Grace is overcoming

Pat_and_Aunt_Lib_MGoG.jpgWhen I played an early version of My Gift of Grace last summer with my Great Aunt Lib* (one of my favorite people on the planet), she asked why we chose to use the word “grace” in the name. I didn’t have a great answer – just that the word came up a lot in our discussions about what kind of lives we’d like to live – but Lib’s question got me thinking: what is grace, really? What does it mean to our everyday lives?

I asked her for her definition, and Lib’s answer surprised me: ‘grace is an overcoming, a perseverance in the face of obstacles.’ This doesn’t quite match up with the dictionary definitions, which usually involve love, kindness and respect toward others. But Aunt Lib’s definition filled in a gap in my understanding.
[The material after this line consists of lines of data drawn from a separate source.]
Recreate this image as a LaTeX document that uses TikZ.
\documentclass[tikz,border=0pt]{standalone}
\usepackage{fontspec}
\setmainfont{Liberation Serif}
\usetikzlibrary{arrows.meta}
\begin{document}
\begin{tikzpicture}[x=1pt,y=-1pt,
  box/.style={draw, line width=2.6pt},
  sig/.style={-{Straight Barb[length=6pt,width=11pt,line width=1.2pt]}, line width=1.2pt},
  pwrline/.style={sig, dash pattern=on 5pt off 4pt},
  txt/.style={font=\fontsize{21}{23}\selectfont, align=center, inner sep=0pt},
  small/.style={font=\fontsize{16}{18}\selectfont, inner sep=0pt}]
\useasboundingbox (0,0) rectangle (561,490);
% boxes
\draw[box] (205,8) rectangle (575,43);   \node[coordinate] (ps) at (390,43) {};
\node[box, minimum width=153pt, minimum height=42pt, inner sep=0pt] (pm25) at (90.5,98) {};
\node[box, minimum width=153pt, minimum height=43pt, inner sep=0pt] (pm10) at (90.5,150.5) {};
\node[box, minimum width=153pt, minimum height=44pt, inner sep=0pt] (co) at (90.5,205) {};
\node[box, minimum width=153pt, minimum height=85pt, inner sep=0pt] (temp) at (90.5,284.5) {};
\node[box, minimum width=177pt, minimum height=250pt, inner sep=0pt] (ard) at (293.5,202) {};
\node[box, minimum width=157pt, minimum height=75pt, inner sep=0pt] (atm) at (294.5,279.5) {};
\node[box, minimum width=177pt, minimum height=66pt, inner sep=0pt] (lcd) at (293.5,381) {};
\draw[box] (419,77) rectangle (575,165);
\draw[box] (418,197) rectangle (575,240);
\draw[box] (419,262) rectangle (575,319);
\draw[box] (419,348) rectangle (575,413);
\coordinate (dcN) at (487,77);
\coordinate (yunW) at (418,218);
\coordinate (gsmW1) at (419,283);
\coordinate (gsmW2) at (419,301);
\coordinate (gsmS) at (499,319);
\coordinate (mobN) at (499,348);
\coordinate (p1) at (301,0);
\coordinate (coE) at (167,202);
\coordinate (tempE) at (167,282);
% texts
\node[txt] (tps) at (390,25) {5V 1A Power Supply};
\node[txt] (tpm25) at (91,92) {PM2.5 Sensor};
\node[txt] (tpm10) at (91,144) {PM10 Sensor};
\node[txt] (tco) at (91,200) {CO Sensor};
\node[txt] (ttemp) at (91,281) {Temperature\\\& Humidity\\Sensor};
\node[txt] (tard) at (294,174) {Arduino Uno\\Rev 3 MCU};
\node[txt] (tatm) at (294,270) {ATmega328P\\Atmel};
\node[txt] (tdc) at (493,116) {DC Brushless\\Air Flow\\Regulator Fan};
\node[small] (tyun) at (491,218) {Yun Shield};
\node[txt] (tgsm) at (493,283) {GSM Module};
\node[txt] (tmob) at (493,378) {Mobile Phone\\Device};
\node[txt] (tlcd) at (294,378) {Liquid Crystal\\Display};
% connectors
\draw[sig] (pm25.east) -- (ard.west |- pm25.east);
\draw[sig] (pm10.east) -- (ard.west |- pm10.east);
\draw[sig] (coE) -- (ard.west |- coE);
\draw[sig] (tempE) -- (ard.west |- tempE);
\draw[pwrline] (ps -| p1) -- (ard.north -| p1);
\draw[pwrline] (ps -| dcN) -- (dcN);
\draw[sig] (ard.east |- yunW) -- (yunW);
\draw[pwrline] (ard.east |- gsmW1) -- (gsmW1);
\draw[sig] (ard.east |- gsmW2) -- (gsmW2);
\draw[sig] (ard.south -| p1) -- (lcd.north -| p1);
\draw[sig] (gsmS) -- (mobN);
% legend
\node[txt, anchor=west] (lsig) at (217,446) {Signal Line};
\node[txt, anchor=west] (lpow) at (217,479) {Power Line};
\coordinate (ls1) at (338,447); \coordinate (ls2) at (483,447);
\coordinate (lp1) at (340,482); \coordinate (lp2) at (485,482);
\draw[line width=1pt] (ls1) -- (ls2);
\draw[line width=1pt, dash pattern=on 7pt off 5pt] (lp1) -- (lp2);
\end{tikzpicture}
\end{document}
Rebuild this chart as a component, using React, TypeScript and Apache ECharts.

Grace, to me, isn’t just the expression of love toward someone else, it’s the overcoming of obstacles in order to love someone. Life with other people is filled with misunderstandings, disagreements and stress. Managing that tension is difficult, and it often feels easier to avoid talking about scary or uncomfortable topics with people we care about.

The conversations that come up while playing My Gift of Grace often surface difficult issues or points of disagreement that wouldn’t otherwise see the light of day until a big decision has to be made. And that’s the idea: learning to handle each other with grace means dealing with the difficult conversations today and learning how to move through them, together.

On some level, grace is just being present for each other. But while that idea might be simple, achieving it is rarely easy. Like anything worth learning, it takes practice.

Much of the pain we encounter at the end of our lives is about tension between family and friends in the middle of what are usually very stressful circumstances. Being present for someone else means quieting yourself, listening, and acting without judgement. So I lean on Aunt Lib’s definition and try to practice perseverance along with kindness. I believe it’s a fuller definition of grace, and a challenge that I can try, fail, and try again to live up to again each day.

*Lib wrote question number six for My Gift of Grace: “What activities make you lose track of time?” This photo is of my mom and Aunt Lib playing My Gift of Grace in December, using pistachios as Thank You Chips.